St John’s was chosen as the venue because of its ideal location.

The meal serve people in need either economically or seeking friendship and company.

People pray together and sing during the community meal every Friday evening at St John’s Salisbury.

The team preparing and serving the meal consists of 12 volunteers in all, including an 89-year-old from St John’s, Pastor Rad Runjo from Hope central, Pastor Justin Gutteridge from Salisbury Uniting Church, Pastor Mike Hey from Andrew Farm Community Church, Pastor Peter from Burmese Church, Salisbury Park, and four lay leaders from other churches in the area – Engage church, Kadina, Gateway Church, Salisbury, Freedom Ministries, Edinburgh, Uniting church, Ridgehaven,

The evening starts with a five minute testimony and there is a team of musicians on hand to lead singing.

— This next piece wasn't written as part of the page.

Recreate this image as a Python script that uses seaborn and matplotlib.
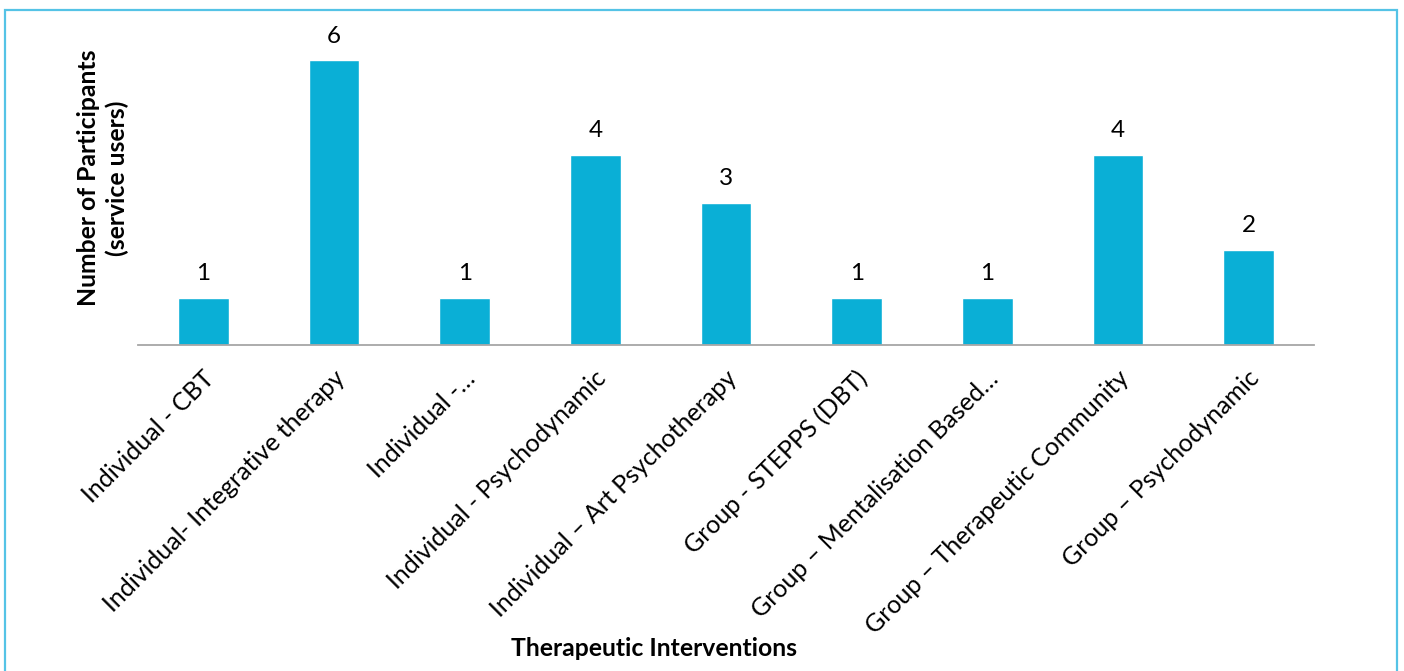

“People pray for others after the meal if they feel the need and I let them use another room for this,” says Father Peter. “Once people leave at 8:30pm and we start to pack up and people from all the denominations worship together for a while.”

Currently Father Peter and the other pastors are paying for the meal out of their own pocket but the group is hopeful they will find sponsorship for the service.

“We have recently written to local businesses asking for donations of food so we can increase this ministry to reach and serve more people,” Father Peter says.

“I am going to talk to the mayor and the CEO of the council about this ministry, too,” he says.